Exercise requirements: Give again, word for word, each line from the top of the listing through the line that holds "const off = (x.bandwidth()-24.5)/2;".

Information supplied:
+++

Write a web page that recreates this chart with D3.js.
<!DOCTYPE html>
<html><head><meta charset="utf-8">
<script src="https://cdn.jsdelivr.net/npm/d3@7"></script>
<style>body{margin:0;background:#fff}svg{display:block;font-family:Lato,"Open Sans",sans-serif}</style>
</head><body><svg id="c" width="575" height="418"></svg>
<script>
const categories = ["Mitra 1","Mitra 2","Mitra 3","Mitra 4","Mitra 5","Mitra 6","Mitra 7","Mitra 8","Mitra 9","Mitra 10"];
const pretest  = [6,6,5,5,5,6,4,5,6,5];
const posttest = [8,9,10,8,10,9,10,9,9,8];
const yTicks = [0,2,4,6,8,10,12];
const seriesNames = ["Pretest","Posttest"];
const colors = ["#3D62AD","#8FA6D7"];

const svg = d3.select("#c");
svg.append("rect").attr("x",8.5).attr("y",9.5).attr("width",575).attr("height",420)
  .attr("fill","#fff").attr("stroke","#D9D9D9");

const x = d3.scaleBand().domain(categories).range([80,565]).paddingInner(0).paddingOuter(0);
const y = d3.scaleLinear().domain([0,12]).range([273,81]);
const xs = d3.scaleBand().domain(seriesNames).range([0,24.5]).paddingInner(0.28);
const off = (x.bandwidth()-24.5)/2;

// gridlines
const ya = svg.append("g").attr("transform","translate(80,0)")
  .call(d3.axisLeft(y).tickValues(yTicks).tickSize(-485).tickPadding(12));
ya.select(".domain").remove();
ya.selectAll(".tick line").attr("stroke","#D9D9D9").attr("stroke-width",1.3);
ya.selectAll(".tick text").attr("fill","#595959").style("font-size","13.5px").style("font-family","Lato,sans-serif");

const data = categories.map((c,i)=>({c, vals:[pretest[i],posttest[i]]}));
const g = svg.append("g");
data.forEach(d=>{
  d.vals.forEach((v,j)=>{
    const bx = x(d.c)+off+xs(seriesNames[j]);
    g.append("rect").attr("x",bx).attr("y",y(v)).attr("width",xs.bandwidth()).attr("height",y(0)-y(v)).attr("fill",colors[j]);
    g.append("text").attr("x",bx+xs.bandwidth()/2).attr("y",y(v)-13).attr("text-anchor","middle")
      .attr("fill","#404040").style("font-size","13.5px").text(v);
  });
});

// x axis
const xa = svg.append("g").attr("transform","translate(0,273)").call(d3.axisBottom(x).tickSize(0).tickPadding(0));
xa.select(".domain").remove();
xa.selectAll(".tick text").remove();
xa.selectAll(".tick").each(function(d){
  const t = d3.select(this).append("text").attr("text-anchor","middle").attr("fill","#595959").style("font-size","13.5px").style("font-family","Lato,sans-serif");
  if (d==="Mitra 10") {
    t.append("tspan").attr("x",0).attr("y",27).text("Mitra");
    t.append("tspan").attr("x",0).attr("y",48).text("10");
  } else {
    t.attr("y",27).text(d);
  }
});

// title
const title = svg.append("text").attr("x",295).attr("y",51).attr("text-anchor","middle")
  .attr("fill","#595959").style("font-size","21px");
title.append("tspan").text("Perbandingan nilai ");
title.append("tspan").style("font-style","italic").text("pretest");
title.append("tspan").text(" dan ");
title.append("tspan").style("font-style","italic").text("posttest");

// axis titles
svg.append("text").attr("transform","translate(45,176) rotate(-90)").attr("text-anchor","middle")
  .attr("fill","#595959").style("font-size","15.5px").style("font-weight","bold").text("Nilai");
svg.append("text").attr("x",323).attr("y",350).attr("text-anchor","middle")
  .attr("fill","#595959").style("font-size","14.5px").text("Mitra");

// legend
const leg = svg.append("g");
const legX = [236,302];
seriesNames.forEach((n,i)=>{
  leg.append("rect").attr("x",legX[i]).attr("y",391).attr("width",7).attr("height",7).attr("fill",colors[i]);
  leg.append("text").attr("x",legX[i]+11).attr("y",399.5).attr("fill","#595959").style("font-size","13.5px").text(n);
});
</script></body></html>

+++

Output for this exercise:
Write a web page that recreates this chart with D3.js.
<!DOCTYPE html>
<html><head><meta charset="utf-8">
<script src="https://cdn.jsdelivr.net/npm/d3@7"></script>
<style>body{margin:0;background:#fff}svg{display:block;font-family:Lato,"Open Sans",sans-serif}</style>
</head><body><svg id="c" width="575" height="418"></svg>
<script>
const categories = ["Mitra 1","Mitra 2","Mitra 3","Mitra 4","Mitra 5","Mitra 6","Mitra 7","Mitra 8","Mitra 9","Mitra 10"];
const pretest  = [6,6,5,5,5,6,4,5,6,5];
const posttest = [8,9,10,8,10,9,10,9,9,8];
const yTicks = [0,2,4,6,8,10,12];
const seriesNames = ["Pretest","Posttest"];
const colors = ["#3D62AD","#8FA6D7"];

const svg = d3.select("#c");
svg.append("rect").attr("x",8.5).attr("y",9.5).attr("width",575).attr("height",420)
  .attr("fill","#fff").attr("stroke","#D9D9D9");

const x = d3.scaleBand().domain(categories).range([80,565]).paddingInner(0).paddingOuter(0);
const y = d3.scaleLinear().domain([0,12]).range([273,81]);
const xs = d3.scaleBand().domain(seriesNames).range([0,24.5]).paddingInner(0.28);
const off = (x.bandwidth()-24.5)/2;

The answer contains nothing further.